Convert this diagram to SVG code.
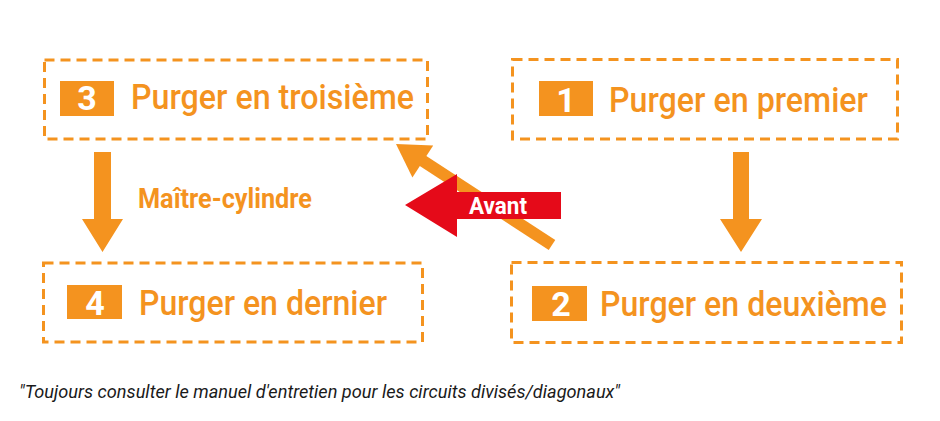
<svg xmlns="http://www.w3.org/2000/svg" width="940" height="421" viewBox="0 0 940 421">
<style>
.box{fill:none;stroke:#F4931F;stroke-width:3;stroke-dasharray:10 6}
.badge{fill:#F4931F}
.num{font-family:Roboto,"Liberation Sans",sans-serif;font-weight:700;font-size:34px;fill:#fff;text-anchor:middle}
.lbl{font-family:Roboto,"Liberation Sans",sans-serif;font-weight:500;font-size:35px;fill:#F4931F}
.arr{fill:#F4931F}
</style>
<rect width="940" height="421" fill="#fff"/>
<g id="node3">
<rect class="box" x="44.5" y="60" width="383" height="79"/>
<rect class="badge" x="60" y="81" width="54" height="35"/>
<text class="num" x="87" y="110">3</text>
<text class="lbl" x="131" y="109" textLength="283" lengthAdjust="spacingAndGlyphs">Purger en troisième</text>
</g>
<g id="node1">
<rect class="box" x="512.5" y="59.5" width="385" height="79.5"/>
<rect class="badge" x="539" y="81" width="54" height="35"/>
<text class="num" x="566" y="112">1</text>
<text class="lbl" x="609" y="112" textLength="259" lengthAdjust="spacingAndGlyphs">Purger en premier</text>
</g>
<g id="node2">
<rect class="box" x="511.5" y="262.5" width="390" height="80"/>
<rect class="badge" x="532" y="286" width="55" height="35"/>
<text class="num" x="561" y="316">2</text>
<text class="lbl" x="600" y="316" textLength="287" lengthAdjust="spacingAndGlyphs">Purger en deuxième</text>
</g>
<g id="node4">
<rect class="box" x="43.5" y="263" width="379" height="79"/>
<rect class="badge" x="67" y="285" width="55" height="34"/>
<text class="num" x="95" y="315">4</text>
<text class="lbl" x="139" y="315" textLength="248" lengthAdjust="spacingAndGlyphs">Purger en dernier</text>
</g>
<g id="connectors">
<polygon class="arr" points="94,152 111,152 111,219 123,219 102.5,252 82,219 94,219"/>
<polygon class="arr" points="733,152 749,152 749,219 762,219 741,252 720,219 733,219"/>
<line x1="552" y1="245" x2="420" y2="159" stroke="#F4931F" stroke-width="12"/>
<polygon class="arr" points="396,144 412.4,177.4 433.2,145.6"/>
</g>
<g id="front">
<polygon fill="#E50A19" points="405,205 457,174 457,192 561,192 561,219 457,219 457,237"/>
<text x="469" y="213.5" font-family="Roboto,'Liberation Sans',sans-serif" font-weight="700" font-size="23" fill="#fff" textLength="58" lengthAdjust="spacingAndGlyphs">Avant</text>
</g>
<text x="138" y="208" font-family="Roboto,'Liberation Sans',sans-serif" font-weight="700" font-size="28" fill="#F4931F" textLength="174" lengthAdjust="spacingAndGlyphs">Maître-cylindre</text>
<text x="19" y="398" font-family="Roboto,'Liberation Sans',sans-serif" font-style="italic" font-size="18" fill="#1a1a1a" textLength="601" lengthAdjust="spacingAndGlyphs">"Toujours consulter le manuel d'entretien pour les circuits divisés/diagonaux"</text>
</svg>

- _TASK PROMPT_
Your task is an exact transcription of all the data, minus the pictures.

- _WRITTEN ANSWER_
Convert this diagram to SVG code.
<svg xmlns="http://www.w3.org/2000/svg" width="940" height="421" viewBox="0 0 940 421">
<style>
.box{fill:none;stroke:#F4931F;stroke-width:3;stroke-dasharray:10 6}
.badge{fill:#F4931F}
.num{font-family:Roboto,"Liberation Sans",sans-serif;font-weight:700;font-size:34px;fill:#fff;text-anchor:middle}
.lbl{font-family:Roboto,"Liberation Sans",sans-serif;font-weight:500;font-size:35px;fill:#F4931F}
.arr{fill:#F4931F}
</style>
<rect width="940" height="421" fill="#fff"/>
<g id="node3">
<rect class="box" x="44.5" y="60" width="383" height="79"/>
<rect class="badge" x="60" y="81" width="54" height="35"/>
<text class="num" x="87" y="110">3</text>
<text class="lbl" x="131" y="109" textLength="283" lengthAdjust="spacingAndGlyphs">Purger en troisième</text>
</g>
<g id="node1">
<rect class="box" x="512.5" y="59.5" width="385" height="79.5"/>
<rect class="badge" x="539" y="81" width="54" height="35"/>
<text class="num" x="566" y="112">1</text>
<text class="lbl" x="609" y="112" textLength="259" lengthAdjust="spacingAndGlyphs">Purger en premier</text>
</g>
<g id="node2">
<rect class="box" x="511.5" y="262.5" width="390" height="80"/>
<rect class="badge" x="532" y="286" width="55" height="35"/>
<text class="num" x="561" y="316">2</text>
<text class="lbl" x="600" y="316" textLength="287" lengthAdjust="spacingAndGlyphs">Purger en deuxième</text>
</g>
<g id="node4">
<rect class="box" x="43.5" y="263" width="379" height="79"/>
<rect class="badge" x="67" y="285" width="55" height="34"/>
<text class="num" x="95" y="315">4</text>
<text class="lbl" x="139" y="315" textLength="248" lengthAdjust="spacingAndGlyphs">Purger en dernier</text>
</g>
<g id="connectors">
<polygon class="arr" points="94,152 111,152 111,219 123,219 102.5,252 82,219 94,219"/>
<polygon class="arr" points="733,152 749,152 749,219 762,219 741,252 720,219 733,219"/>
<line x1="552" y1="245" x2="420" y2="159" stroke="#F4931F" stroke-width="12"/>
<polygon class="arr" points="396,144 412.4,177.4 433.2,145.6"/>
</g>
<g id="front">
<polygon fill="#E50A19" points="405,205 457,174 457,192 561,192 561,219 457,219 457,237"/>
<text x="469" y="213.5" font-family="Roboto,'Liberation Sans',sans-serif" font-weight="700" font-size="23" fill="#fff" textLength="58" lengthAdjust="spacingAndGlyphs">Avant</text>
</g>
<text x="138" y="208" font-family="Roboto,'Liberation Sans',sans-serif" font-weight="700" font-size="28" fill="#F4931F" textLength="174" lengthAdjust="spacingAndGlyphs">Maître-cylindre</text>
<text x="19" y="398" font-family="Roboto,'Liberation Sans',sans-serif" font-style="italic" font-size="18" fill="#1a1a1a" textLength="601" lengthAdjust="spacingAndGlyphs">"Toujours consulter le manuel d'entretien pour les circuits divisés/diagonaux"</text>
</svg>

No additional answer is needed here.